Breaking! Moody's announces downgrade of the US credit rating, the US has lost its last AAA endorsement!

Global markets today witnessed a bizarre scene of 'everything falling'. This is an indiscriminate decline, with both risk assets and safe-haven assets facing sell-offs—this situation often arises from a sudden contraction of liquidity.

The main reason: Moody's downgraded the US credit rating by one notch, citing that the growth rate of its debt and interest payments exceeds that of sovereign nations with comparable ratings.

Previously, Moody's was the last major agency to maintain the AAA rating for US sovereign debt.

This move marks the end of an era.

In 2023, due to the expansion of the fiscal deficit and increased interest payments, Moody's changed its outlook on the US sovereign rating.

Now, it has downgraded the rating from 'Aaa' to 'Aa1'.

Moody's stated, 'US governments and Congress have failed to reach consensus on measures to reverse the trend of enormous annual fiscal deficits and rising interest costs'.

Moody's estimates that by 2035, the federal debt burden will rise to about 134% of GDP, compared to 98% in 2024.

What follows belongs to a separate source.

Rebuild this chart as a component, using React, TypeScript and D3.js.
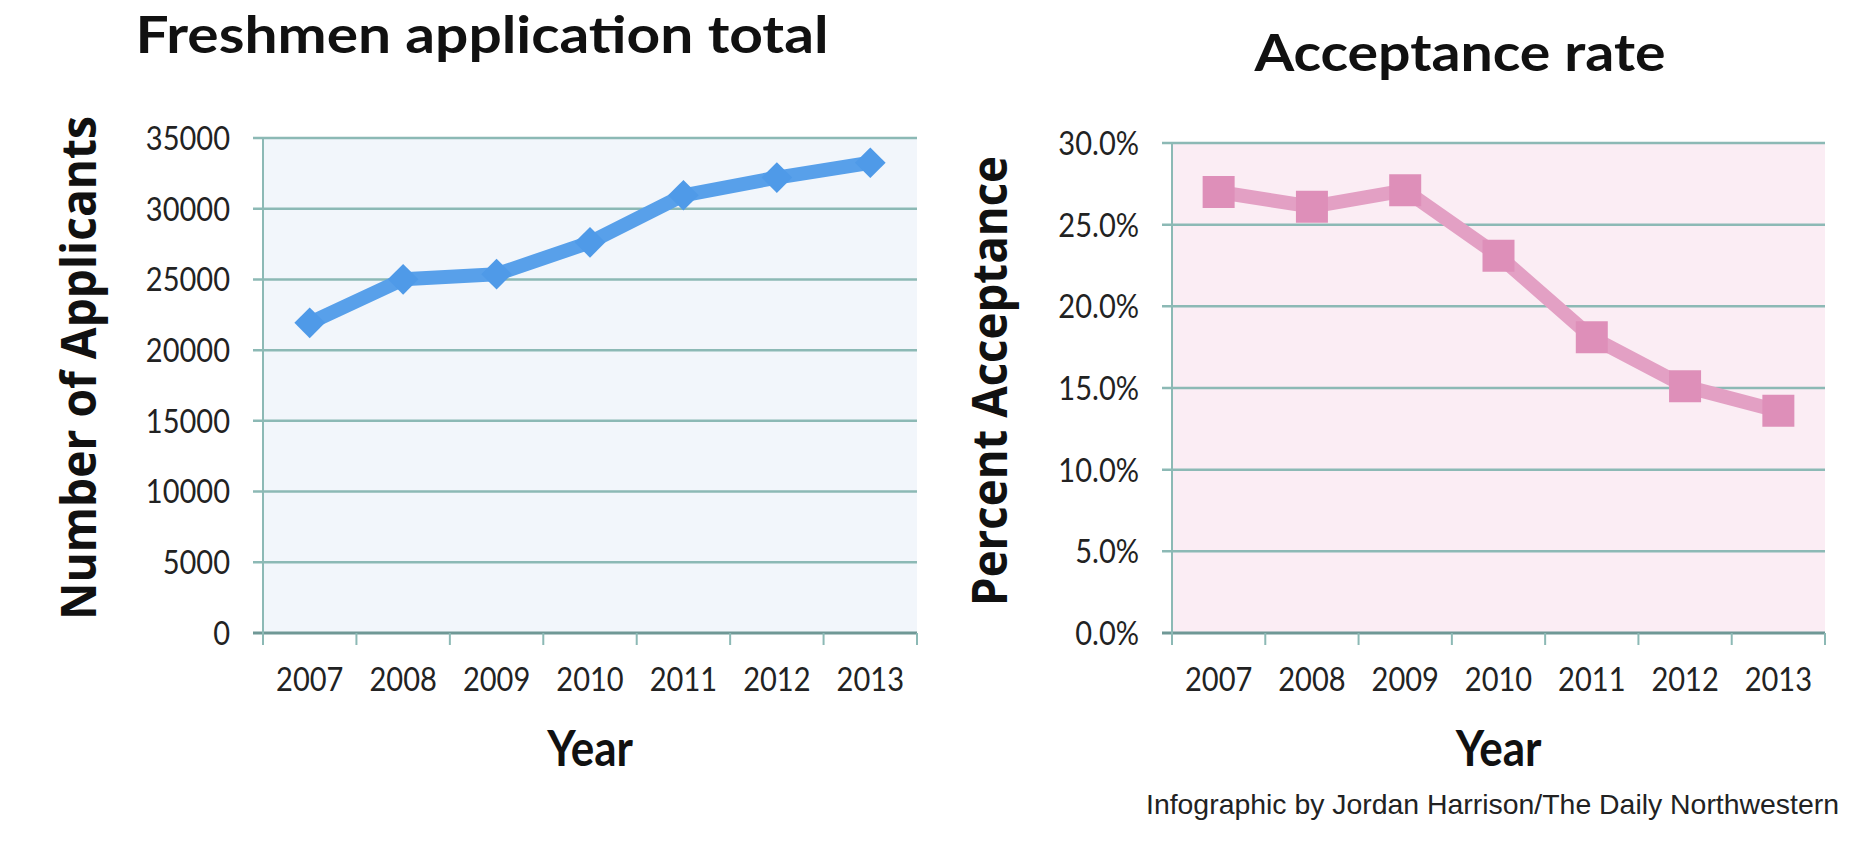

Previously, two other rating agencies also downgraded the US rating.

In August 2023, Fitch downgraded the US sovereign rating by one notch, citing fiscal deterioration and the repeated last-minute debt ceiling negotiations. These negotiations threaten the government's payment ability.

And S&P stripped the US of its top AAA rating after the debt ceiling crisis in 2011.